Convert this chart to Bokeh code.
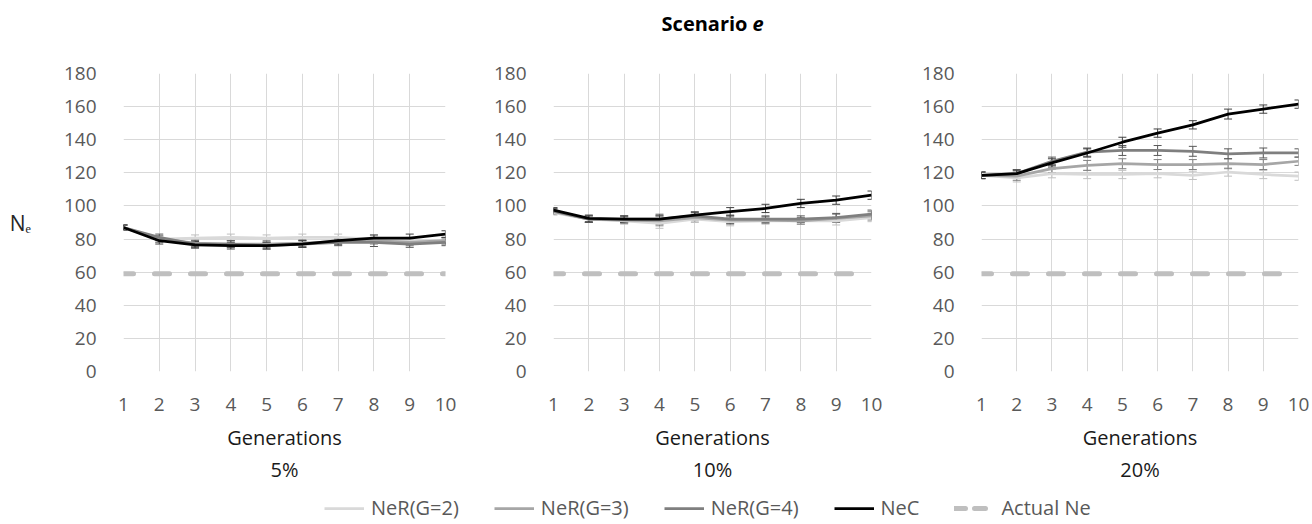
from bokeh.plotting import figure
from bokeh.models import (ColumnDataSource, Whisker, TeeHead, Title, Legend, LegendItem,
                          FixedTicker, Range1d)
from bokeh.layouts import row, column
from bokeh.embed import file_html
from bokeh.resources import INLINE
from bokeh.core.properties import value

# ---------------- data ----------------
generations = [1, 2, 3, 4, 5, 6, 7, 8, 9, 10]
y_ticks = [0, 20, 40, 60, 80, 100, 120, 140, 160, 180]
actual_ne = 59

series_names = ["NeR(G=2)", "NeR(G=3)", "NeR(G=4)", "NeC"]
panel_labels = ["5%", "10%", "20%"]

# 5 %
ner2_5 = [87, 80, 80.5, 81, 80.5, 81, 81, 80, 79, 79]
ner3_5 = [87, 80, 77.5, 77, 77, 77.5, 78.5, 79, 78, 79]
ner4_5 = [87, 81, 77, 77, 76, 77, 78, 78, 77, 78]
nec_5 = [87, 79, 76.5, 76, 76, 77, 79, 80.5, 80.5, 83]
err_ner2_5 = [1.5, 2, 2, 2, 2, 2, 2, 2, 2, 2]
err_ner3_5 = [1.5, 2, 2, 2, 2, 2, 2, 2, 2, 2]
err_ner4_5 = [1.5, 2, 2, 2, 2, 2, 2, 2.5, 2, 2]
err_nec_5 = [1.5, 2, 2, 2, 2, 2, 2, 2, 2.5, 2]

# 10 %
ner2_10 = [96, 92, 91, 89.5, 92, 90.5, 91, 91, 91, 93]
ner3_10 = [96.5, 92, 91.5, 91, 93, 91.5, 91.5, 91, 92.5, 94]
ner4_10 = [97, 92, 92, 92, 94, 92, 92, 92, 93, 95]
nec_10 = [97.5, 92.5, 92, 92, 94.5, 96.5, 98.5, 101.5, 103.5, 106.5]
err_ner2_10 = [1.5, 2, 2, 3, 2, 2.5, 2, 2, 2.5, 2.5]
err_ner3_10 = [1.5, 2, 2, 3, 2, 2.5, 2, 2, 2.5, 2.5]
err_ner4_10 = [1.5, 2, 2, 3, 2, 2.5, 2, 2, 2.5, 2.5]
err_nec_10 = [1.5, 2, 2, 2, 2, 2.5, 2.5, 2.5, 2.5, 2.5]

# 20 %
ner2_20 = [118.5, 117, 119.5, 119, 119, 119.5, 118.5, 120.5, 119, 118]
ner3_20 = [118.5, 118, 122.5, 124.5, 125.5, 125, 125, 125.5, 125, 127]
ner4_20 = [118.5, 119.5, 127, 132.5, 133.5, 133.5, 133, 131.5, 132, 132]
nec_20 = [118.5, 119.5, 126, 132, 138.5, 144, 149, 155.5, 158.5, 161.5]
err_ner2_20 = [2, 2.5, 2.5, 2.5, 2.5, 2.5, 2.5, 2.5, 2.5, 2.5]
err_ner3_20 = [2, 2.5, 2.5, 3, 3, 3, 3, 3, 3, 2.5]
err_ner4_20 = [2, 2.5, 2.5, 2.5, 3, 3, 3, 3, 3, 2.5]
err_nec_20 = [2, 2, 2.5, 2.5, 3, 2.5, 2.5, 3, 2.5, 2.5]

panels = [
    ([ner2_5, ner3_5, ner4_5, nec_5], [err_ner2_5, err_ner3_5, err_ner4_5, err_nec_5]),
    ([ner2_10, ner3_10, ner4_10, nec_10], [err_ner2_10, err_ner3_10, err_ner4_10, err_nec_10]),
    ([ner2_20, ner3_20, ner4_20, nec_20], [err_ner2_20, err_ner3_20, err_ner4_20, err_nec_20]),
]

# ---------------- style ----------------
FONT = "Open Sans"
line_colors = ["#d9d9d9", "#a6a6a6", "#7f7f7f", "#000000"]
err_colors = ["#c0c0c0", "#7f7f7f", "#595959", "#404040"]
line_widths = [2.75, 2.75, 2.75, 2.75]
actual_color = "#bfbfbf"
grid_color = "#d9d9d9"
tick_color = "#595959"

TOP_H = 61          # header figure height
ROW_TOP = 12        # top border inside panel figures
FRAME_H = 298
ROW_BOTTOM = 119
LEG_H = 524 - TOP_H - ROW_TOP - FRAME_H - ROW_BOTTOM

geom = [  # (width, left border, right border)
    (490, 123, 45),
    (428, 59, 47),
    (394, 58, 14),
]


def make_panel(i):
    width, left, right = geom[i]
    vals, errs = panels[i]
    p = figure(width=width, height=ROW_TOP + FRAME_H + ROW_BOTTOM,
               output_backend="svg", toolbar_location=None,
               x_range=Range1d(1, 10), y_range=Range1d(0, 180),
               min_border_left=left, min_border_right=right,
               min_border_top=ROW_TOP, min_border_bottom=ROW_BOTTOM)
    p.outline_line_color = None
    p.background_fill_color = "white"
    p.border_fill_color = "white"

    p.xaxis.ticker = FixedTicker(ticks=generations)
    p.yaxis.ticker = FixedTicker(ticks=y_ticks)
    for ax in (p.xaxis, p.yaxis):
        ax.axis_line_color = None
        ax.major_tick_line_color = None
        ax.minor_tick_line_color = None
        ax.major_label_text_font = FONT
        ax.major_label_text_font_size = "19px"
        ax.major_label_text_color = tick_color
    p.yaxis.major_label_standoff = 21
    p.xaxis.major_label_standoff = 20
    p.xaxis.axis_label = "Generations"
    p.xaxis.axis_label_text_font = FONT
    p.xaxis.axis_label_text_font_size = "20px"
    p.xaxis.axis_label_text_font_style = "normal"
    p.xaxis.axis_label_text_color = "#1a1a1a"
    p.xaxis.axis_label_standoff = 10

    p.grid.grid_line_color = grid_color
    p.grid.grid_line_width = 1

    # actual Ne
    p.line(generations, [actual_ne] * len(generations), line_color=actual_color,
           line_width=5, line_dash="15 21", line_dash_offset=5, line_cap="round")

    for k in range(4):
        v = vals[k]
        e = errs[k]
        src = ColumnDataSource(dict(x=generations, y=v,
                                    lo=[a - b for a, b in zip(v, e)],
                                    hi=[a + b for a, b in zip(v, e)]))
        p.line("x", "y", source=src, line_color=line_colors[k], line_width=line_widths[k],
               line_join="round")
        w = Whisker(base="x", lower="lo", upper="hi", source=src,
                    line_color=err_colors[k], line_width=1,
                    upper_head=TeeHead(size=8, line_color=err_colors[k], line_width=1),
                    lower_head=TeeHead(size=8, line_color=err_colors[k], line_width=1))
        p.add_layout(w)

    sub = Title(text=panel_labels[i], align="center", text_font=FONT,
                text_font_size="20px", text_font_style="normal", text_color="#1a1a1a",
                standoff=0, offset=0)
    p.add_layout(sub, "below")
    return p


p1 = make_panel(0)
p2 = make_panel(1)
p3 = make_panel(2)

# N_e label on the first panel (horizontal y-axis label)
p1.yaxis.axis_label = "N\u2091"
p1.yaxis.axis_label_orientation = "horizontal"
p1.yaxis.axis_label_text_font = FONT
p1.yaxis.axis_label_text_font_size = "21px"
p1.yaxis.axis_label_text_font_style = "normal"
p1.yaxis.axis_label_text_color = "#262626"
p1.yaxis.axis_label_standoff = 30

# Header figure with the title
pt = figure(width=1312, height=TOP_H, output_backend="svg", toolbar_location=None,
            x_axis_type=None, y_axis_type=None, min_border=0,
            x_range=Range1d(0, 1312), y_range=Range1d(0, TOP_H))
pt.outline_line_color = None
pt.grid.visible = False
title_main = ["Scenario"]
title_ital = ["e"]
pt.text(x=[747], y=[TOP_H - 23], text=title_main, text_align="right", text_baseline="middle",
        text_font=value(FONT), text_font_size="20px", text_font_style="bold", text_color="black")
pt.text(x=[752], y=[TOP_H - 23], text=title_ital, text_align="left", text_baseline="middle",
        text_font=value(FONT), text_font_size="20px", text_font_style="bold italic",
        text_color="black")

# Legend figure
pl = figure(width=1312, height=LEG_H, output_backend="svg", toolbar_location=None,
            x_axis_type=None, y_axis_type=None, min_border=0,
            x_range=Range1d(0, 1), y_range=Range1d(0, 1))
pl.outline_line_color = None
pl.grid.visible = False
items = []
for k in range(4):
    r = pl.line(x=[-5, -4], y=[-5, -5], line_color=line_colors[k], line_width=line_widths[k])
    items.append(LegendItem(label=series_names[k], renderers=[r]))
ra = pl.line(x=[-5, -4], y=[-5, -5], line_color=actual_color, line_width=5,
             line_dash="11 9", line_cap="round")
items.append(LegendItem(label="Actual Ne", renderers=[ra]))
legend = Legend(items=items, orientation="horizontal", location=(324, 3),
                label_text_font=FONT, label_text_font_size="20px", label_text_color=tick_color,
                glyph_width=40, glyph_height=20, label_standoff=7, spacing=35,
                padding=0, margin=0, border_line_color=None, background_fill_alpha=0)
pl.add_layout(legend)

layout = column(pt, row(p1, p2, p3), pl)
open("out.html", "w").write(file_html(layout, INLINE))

┄┄┄┄┄┄

■ **THE EXERCISE**
Give again exactly the lines running from the beginning of the material above through the line that contains "2, 2.5, 2.5, 2.5, 2.5, 2.5]", and leave out every picture.

■ **WORKED ANSWER**
Convert this chart to Bokeh code.
from bokeh.plotting import figure
from bokeh.models import (ColumnDataSource, Whisker, TeeHead, Title, Legend, LegendItem,
                          FixedTicker, Range1d)
from bokeh.layouts import row, column
from bokeh.embed import file_html
from bokeh.resources import INLINE
from bokeh.core.properties import value

# ---------------- data ----------------
generations = [1, 2, 3, 4, 5, 6, 7, 8, 9, 10]
y_ticks = [0, 20, 40, 60, 80, 100, 120, 140, 160, 180]
actual_ne = 59

series_names = ["NeR(G=2)", "NeR(G=3)", "NeR(G=4)", "NeC"]
panel_labels = ["5%", "10%", "20%"]

# 5 %
ner2_5 = [87, 80, 80.5, 81, 80.5, 81, 81, 80, 79, 79]
ner3_5 = [87, 80, 77.5, 77, 77, 77.5, 78.5, 79, 78, 79]
ner4_5 = [87, 81, 77, 77, 76, 77, 78, 78, 77, 78]
nec_5 = [87, 79, 76.5, 76, 76, 77, 79, 80.5, 80.5, 83]
err_ner2_5 = [1.5, 2, 2, 2, 2, 2, 2, 2, 2, 2]
err_ner3_5 = [1.5, 2, 2, 2, 2, 2, 2, 2, 2, 2]
err_ner4_5 = [1.5, 2, 2, 2, 2, 2, 2, 2.5, 2, 2]
err_nec_5 = [1.5, 2, 2, 2, 2, 2, 2, 2, 2.5, 2]

# 10 %
ner2_10 = [96, 92, 91, 89.5, 92, 90.5, 91, 91, 91, 93]
ner3_10 = [96.5, 92, 91.5, 91, 93, 91.5, 91.5, 91, 92.5, 94]
ner4_10 = [97, 92, 92, 92, 94, 92, 92, 92, 93, 95]
nec_10 = [97.5, 92.5, 92, 92, 94.5, 96.5, 98.5, 101.5, 103.5, 106.5]
err_ner2_10 = [1.5, 2, 2, 3, 2, 2.5, 2, 2, 2.5, 2.5]
err_ner3_10 = [1.5, 2, 2, 3, 2, 2.5, 2, 2, 2.5, 2.5]
err_ner4_10 = [1.5, 2, 2, 3, 2, 2.5, 2, 2, 2.5, 2.5]
err_nec_10 = [1.5, 2, 2, 2, 2, 2.5, 2.5, 2.5, 2.5, 2.5]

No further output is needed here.